» **Exercise aim**
All of the data needs to be repeated exactly.
————
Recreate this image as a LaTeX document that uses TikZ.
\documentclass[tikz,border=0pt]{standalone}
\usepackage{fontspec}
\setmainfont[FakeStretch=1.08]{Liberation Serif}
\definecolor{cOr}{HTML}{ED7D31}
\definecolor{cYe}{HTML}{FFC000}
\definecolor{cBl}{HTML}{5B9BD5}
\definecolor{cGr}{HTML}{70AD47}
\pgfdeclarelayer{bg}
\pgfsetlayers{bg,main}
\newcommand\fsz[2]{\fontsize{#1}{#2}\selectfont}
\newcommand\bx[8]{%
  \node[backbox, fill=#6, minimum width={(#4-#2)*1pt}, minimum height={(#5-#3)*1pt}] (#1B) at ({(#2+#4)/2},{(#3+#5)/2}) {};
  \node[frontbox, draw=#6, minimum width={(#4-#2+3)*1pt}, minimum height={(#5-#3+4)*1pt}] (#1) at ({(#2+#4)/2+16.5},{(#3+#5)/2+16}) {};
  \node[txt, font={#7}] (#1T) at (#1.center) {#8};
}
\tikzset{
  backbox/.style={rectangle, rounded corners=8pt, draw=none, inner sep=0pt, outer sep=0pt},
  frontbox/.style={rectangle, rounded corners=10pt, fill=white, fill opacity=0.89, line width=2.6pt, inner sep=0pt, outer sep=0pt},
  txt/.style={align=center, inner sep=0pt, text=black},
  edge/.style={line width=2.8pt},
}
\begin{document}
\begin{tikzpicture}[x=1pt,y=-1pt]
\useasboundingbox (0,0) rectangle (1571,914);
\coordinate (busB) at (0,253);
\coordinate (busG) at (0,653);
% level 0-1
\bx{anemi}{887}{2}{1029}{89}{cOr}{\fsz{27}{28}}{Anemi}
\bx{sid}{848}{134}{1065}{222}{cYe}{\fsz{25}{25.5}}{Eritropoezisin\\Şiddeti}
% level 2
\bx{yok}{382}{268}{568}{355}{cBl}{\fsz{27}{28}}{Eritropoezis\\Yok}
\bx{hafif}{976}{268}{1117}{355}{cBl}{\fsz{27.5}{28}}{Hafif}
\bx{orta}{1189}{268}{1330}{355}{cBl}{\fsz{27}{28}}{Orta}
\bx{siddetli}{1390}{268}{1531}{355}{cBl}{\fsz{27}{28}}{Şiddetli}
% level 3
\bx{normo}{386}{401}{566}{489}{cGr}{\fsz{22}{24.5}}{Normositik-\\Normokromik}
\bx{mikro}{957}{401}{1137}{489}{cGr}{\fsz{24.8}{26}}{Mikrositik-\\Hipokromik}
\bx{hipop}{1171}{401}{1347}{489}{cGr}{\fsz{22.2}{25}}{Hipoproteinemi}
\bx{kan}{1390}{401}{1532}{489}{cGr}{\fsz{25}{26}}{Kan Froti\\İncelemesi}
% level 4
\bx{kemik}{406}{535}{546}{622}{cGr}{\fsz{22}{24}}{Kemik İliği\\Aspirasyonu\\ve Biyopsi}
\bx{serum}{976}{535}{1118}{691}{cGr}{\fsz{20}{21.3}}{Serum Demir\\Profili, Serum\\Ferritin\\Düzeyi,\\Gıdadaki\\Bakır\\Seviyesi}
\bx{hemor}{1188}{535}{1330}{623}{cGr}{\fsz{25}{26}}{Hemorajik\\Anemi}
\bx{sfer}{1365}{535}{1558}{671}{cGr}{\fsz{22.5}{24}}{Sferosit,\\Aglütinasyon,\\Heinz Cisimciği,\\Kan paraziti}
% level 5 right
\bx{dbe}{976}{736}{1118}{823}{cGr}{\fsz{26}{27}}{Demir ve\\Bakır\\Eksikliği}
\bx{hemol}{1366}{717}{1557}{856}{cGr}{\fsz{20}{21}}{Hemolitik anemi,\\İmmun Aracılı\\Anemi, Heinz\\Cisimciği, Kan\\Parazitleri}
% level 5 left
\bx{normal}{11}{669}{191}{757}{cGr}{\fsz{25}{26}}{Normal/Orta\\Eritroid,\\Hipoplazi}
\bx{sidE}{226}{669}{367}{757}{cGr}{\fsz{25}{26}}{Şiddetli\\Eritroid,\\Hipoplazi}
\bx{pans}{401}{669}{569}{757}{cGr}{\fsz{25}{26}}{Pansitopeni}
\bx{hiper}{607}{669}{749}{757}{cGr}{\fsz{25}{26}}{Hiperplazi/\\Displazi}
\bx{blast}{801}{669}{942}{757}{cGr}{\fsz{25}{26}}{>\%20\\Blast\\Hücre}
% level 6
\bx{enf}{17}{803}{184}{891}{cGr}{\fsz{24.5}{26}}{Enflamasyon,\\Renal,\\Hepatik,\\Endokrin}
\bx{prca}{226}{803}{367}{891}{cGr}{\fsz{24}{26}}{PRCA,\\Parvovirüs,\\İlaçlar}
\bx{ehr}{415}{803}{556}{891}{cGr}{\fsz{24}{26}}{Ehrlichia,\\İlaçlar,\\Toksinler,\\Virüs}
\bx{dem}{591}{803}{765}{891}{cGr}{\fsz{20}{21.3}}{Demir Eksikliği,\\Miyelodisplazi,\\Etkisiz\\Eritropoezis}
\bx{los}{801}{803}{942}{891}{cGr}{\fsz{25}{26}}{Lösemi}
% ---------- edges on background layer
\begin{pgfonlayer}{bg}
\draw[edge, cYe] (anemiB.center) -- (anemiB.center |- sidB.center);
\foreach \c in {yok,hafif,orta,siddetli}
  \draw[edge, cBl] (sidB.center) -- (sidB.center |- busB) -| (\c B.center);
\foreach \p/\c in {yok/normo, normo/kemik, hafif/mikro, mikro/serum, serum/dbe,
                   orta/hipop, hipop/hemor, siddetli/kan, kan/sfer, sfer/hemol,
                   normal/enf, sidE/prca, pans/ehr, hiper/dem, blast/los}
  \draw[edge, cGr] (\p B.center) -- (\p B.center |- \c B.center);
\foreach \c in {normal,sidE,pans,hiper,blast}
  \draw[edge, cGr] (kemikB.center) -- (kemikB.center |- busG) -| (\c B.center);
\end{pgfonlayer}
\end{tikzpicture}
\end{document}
————
» **Solution below**
Recreate this image as a LaTeX document that uses TikZ.
\documentclass[tikz,border=0pt]{standalone}
\usepackage{fontspec}
\setmainfont[FakeStretch=1.08]{Liberation Serif}
\definecolor{cOr}{HTML}{ED7D31}
\definecolor{cYe}{HTML}{FFC000}
\definecolor{cBl}{HTML}{5B9BD5}
\definecolor{cGr}{HTML}{70AD47}
\pgfdeclarelayer{bg}
\pgfsetlayers{bg,main}
\newcommand\fsz[2]{\fontsize{#1}{#2}\selectfont}
\newcommand\bx[8]{%
  \node[backbox, fill=#6, minimum width={(#4-#2)*1pt}, minimum height={(#5-#3)*1pt}] (#1B) at ({(#2+#4)/2},{(#3+#5)/2}) {};
  \node[frontbox, draw=#6, minimum width={(#4-#2+3)*1pt}, minimum height={(#5-#3+4)*1pt}] (#1) at ({(#2+#4)/2+16.5},{(#3+#5)/2+16}) {};
  \node[txt, font={#7}] (#1T) at (#1.center) {#8};
}
\tikzset{
  backbox/.style={rectangle, rounded corners=8pt, draw=none, inner sep=0pt, outer sep=0pt},
  frontbox/.style={rectangle, rounded corners=10pt, fill=white, fill opacity=0.89, line width=2.6pt, inner sep=0pt, outer sep=0pt},
  txt/.style={align=center, inner sep=0pt, text=black},
  edge/.style={line width=2.8pt},
}
\begin{document}
\begin{tikzpicture}[x=1pt,y=-1pt]
\useasboundingbox (0,0) rectangle (1571,914);
\coordinate (busB) at (0,253);
\coordinate (busG) at (0,653);
% level 0-1
\bx{anemi}{887}{2}{1029}{89}{cOr}{\fsz{27}{28}}{Anemi}
\bx{sid}{848}{134}{1065}{222}{cYe}{\fsz{25}{25.5}}{Eritropoezisin\\Şiddeti}
% level 2
\bx{yok}{382}{268}{568}{355}{cBl}{\fsz{27}{28}}{Eritropoezis\\Yok}
\bx{hafif}{976}{268}{1117}{355}{cBl}{\fsz{27.5}{28}}{Hafif}
\bx{orta}{1189}{268}{1330}{355}{cBl}{\fsz{27}{28}}{Orta}
\bx{siddetli}{1390}{268}{1531}{355}{cBl}{\fsz{27}{28}}{Şiddetli}
% level 3
\bx{normo}{386}{401}{566}{489}{cGr}{\fsz{22}{24.5}}{Normositik-\\Normokromik}
\bx{mikro}{957}{401}{1137}{489}{cGr}{\fsz{24.8}{26}}{Mikrositik-\\Hipokromik}
\bx{hipop}{1171}{401}{1347}{489}{cGr}{\fsz{22.2}{25}}{Hipoproteinemi}
\bx{kan}{1390}{401}{1532}{489}{cGr}{\fsz{25}{26}}{Kan Froti\\İncelemesi}
% level 4
\bx{kemik}{406}{535}{546}{622}{cGr}{\fsz{22}{24}}{Kemik İliği\\Aspirasyonu\\ve Biyopsi}
\bx{serum}{976}{535}{1118}{691}{cGr}{\fsz{20}{21.3}}{Serum Demir\\Profili, Serum\\Ferritin\\Düzeyi,\\Gıdadaki\\Bakır\\Seviyesi}
\bx{hemor}{1188}{535}{1330}{623}{cGr}{\fsz{25}{26}}{Hemorajik\\Anemi}
\bx{sfer}{1365}{535}{1558}{671}{cGr}{\fsz{22.5}{24}}{Sferosit,\\Aglütinasyon,\\Heinz Cisimciği,\\Kan paraziti}
% level 5 right
\bx{dbe}{976}{736}{1118}{823}{cGr}{\fsz{26}{27}}{Demir ve\\Bakır\\Eksikliği}
\bx{hemol}{1366}{717}{1557}{856}{cGr}{\fsz{20}{21}}{Hemolitik anemi,\\İmmun Aracılı\\Anemi, Heinz\\Cisimciği, Kan\\Parazitleri}
% level 5 left
\bx{normal}{11}{669}{191}{757}{cGr}{\fsz{25}{26}}{Normal/Orta\\Eritroid,\\Hipoplazi}
\bx{sidE}{226}{669}{367}{757}{cGr}{\fsz{25}{26}}{Şiddetli\\Eritroid,\\Hipoplazi}
\bx{pans}{401}{669}{569}{757}{cGr}{\fsz{25}{26}}{Pansitopeni}
\bx{hiper}{607}{669}{749}{757}{cGr}{\fsz{25}{26}}{Hiperplazi/\\Displazi}
\bx{blast}{801}{669}{942}{757}{cGr}{\fsz{25}{26}}{>\%20\\Blast\\Hücre}
% level 6
\bx{enf}{17}{803}{184}{891}{cGr}{\fsz{24.5}{26}}{Enflamasyon,\\Renal,\\Hepatik,\\Endokrin}
\bx{prca}{226}{803}{367}{891}{cGr}{\fsz{24}{26}}{PRCA,\\Parvovirüs,\\İlaçlar}
\bx{ehr}{415}{803}{556}{891}{cGr}{\fsz{24}{26}}{Ehrlichia,\\İlaçlar,\\Toksinler,\\Virüs}
\bx{dem}{591}{803}{765}{891}{cGr}{\fsz{20}{21.3}}{Demir Eksikliği,\\Miyelodisplazi,\\Etkisiz\\Eritropoezis}
\bx{los}{801}{803}{942}{891}{cGr}{\fsz{25}{26}}{Lösemi}
% ---------- edges on background layer
\begin{pgfonlayer}{bg}
\draw[edge, cYe] (anemiB.center) -- (anemiB.center |- sidB.center);
\foreach \c in {yok,hafif,orta,siddetli}
  \draw[edge, cBl] (sidB.center) -- (sidB.center |- busB) -| (\c B.center);
\foreach \p/\c in {yok/normo, normo/kemik, hafif/mikro, mikro/serum, serum/dbe,
                   orta/hipop, hipop/hemor, siddetli/kan, kan/sfer, sfer/hemol,
                   normal/enf, sidE/prca, pans/ehr, hiper/dem, blast/los}
  \draw[edge, cGr] (\p B.center) -- (\p B.center |- \c B.center);
\foreach \c in {normal,sidE,pans,hiper,blast}
  \draw[edge, cGr] (kemikB.center) -- (kemikB.center |- busG) -| (\c B.center);
\end{pgfonlayer}
\end{tikzpicture}
\end{document}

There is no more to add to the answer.